CSE 422S: Studio 10

Kernel Synchronization

"When it comes down to it, the problems with sharing data between threads are all due to the consequences of modifying data."

—Anthony Williams, C++ Concurrency in Action, Section 3.1, pp. 34

Like many userspace programs, the Linux kernel is designed to run concurrently with itself. In this case, kernel code must be careful not to create race conditions and concurrency bugs by accessing shared data without protection.

In this studio, you will:

  1. Create a race condition in a kernel module
  2. Use kernel synchronization to resolve the race condition

Please complete the required exercises below, as well as any optional enrichment exercises that you wish to complete.

As you work through these exercises, please record your answers, and when finished email your results to eng-cse422s@email.wustl.edu with the phrase Kernel Synchronization in the subject line.

Make sure that the name of each person who worked on these exercises is listed in the first answer, and make sure you number each of your responses so it is easy to match your responses with each exercise.

Required Exercises

  1. As the answer to the first exercise, list the names of the people who worked together on this studio.

  2. Write code for a kernel module that creates one thread on each core of your Raspberry Pi, each of which simply calls the same function and returns (i.e., your threads should not do the periodic or repeating behavior from lab 1, though you can use your solution to lab 1 as a starting point for this exercise).

    As the answer to this exercise, describe briefly how you ensured that each thread that was created runs only on the processor to which it was assigned.

  3. Now we will create a data race in the kernel, so that we can later resolve it. Declare a global int variable named shared_data with the volatile qualifier, as in:

    volatile int shared_data = 0;

    The volatile qualifier tells the compiler that this variable will be modified outside of the current execution context, and has the effect of disabling certain optimizations.

    Within the (common) function that is run by each of your threads, write a for loop that increments the shared_data variable one million (1,000,000) times, as in:

    #define iters 1000000

    for( i=0; i<iters; i++){



    In your module's exit function, print out the value of shared_data to the system log. As the answer to this exercise, explain briefly (1) why the value that should be printed if there are no data races should be 4,000,000 and (2) why a data race might cause a different value to be printed (e.g., based on the single variable data race example from the kernel synchronization I slides).

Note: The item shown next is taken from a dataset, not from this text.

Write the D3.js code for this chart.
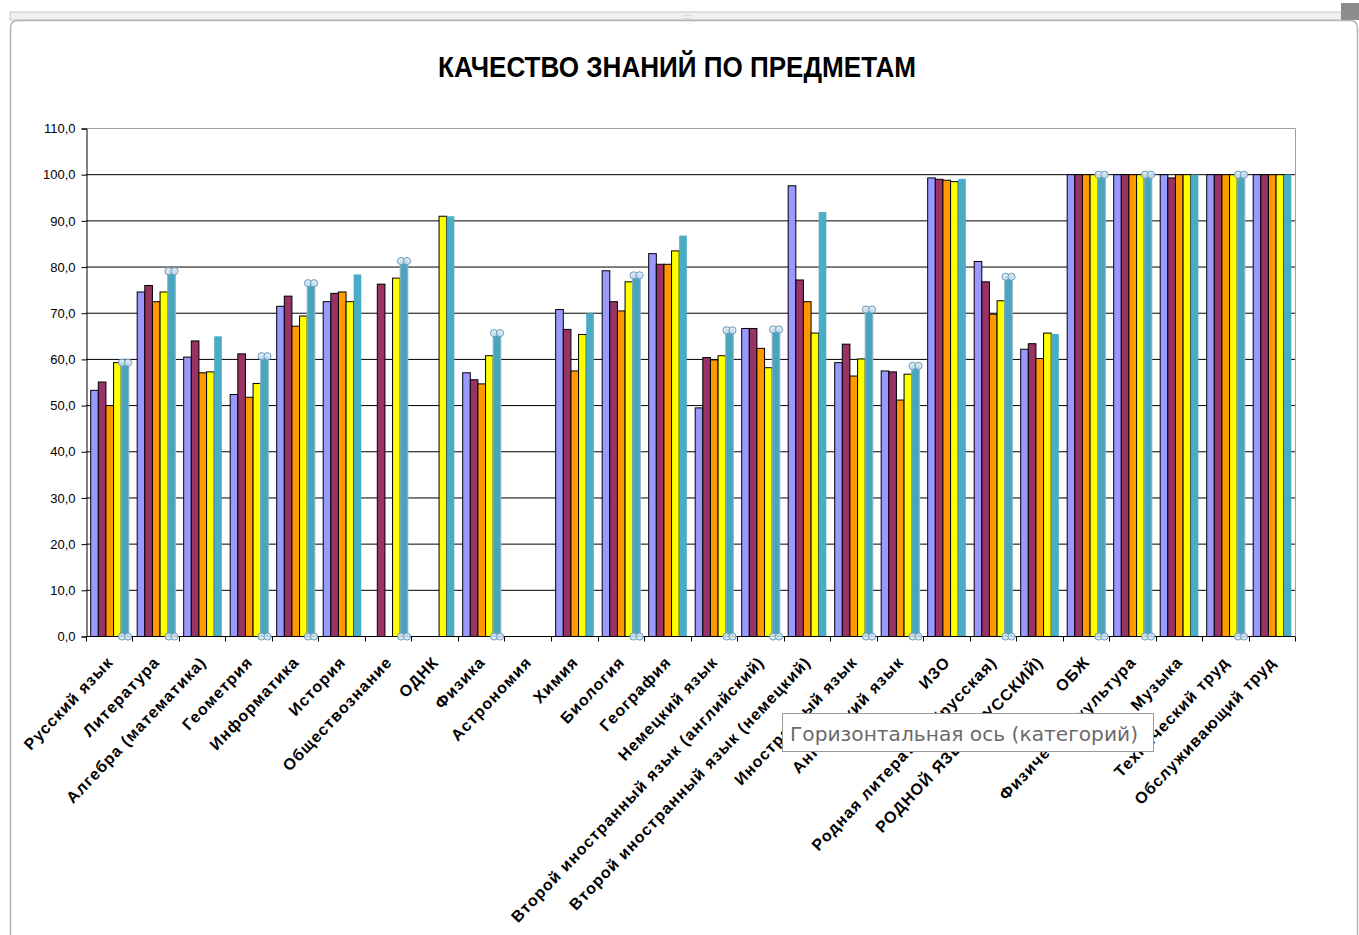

  4. Compile your module and then load and unload it three times on your Raspberry Pi, and record the value that was produced by each run. If you saw 4,000,000 consistently then you did not successfully create a race condition (make sure your variable is declared as volatile and that your threads really execute simultaneously on different cores).

    As the answer to this exercise report the values that were output by your module in each of those runs.

  5. Make a new copy of your kernel module and change the type of your global integer variable to be atomic_t, a type that is defined in include/linux/types.h. This type only should be accessed through special mutators and accessors. Initialize the variable using the function atomic_set(), increment it with the function atomic_add(), and access it's value with the function atomic_read(). The prototypes for these functions are found in include/asm-generic/atomic.h

    As the answer to this exercise please show your code that implements these features.

  6. Compile your new module and on your Raspberry Pi load and unload it three times, and record the value that was output to the system log each time. If you saw any result other than 4,000,000 then you have not successfully resolved the race condition (make sure you used the correct type and only accessed it with the functions noted above).

    As the answer to this exercise please report the values that were output in each run.

  7. Have your threads print a statement to the system log just before they start their for loop and just after they finish it. Use this as a crude timestamp to determine how long it takes your code to execute. Compile your module, and then load and unload it on your Raspberry Pi, and as the answer to this exercise report how long it took for each of the threads to complete its loop.

  8. Make another copy of your original kernel module. This time, rather than modifying your global integer to be atomic, we will use a mutex to protect it. Use the macro DEFINE_MUTEX(mutex_name) to statically declare a global mutex variable, and then use the functions mutex_lock(&mutex_name) and mutex_unlock(&mutex_name) inside of the loop within the thread function, to protect access to the shared_data variable.

    As the answer to this exercise please show the code that implements these features.

  9. Again, use kernel print statements as a crude timestamp for your thread functions. Compile your module, and load and unload it on your Raspberry Pi. As the answer to this exercise, explain briefly (1) how long your mutex-protected code took to complete compared to the atomic variable version, (2) why it might be necessary in some cases to use a mutex instead of an atomic variable.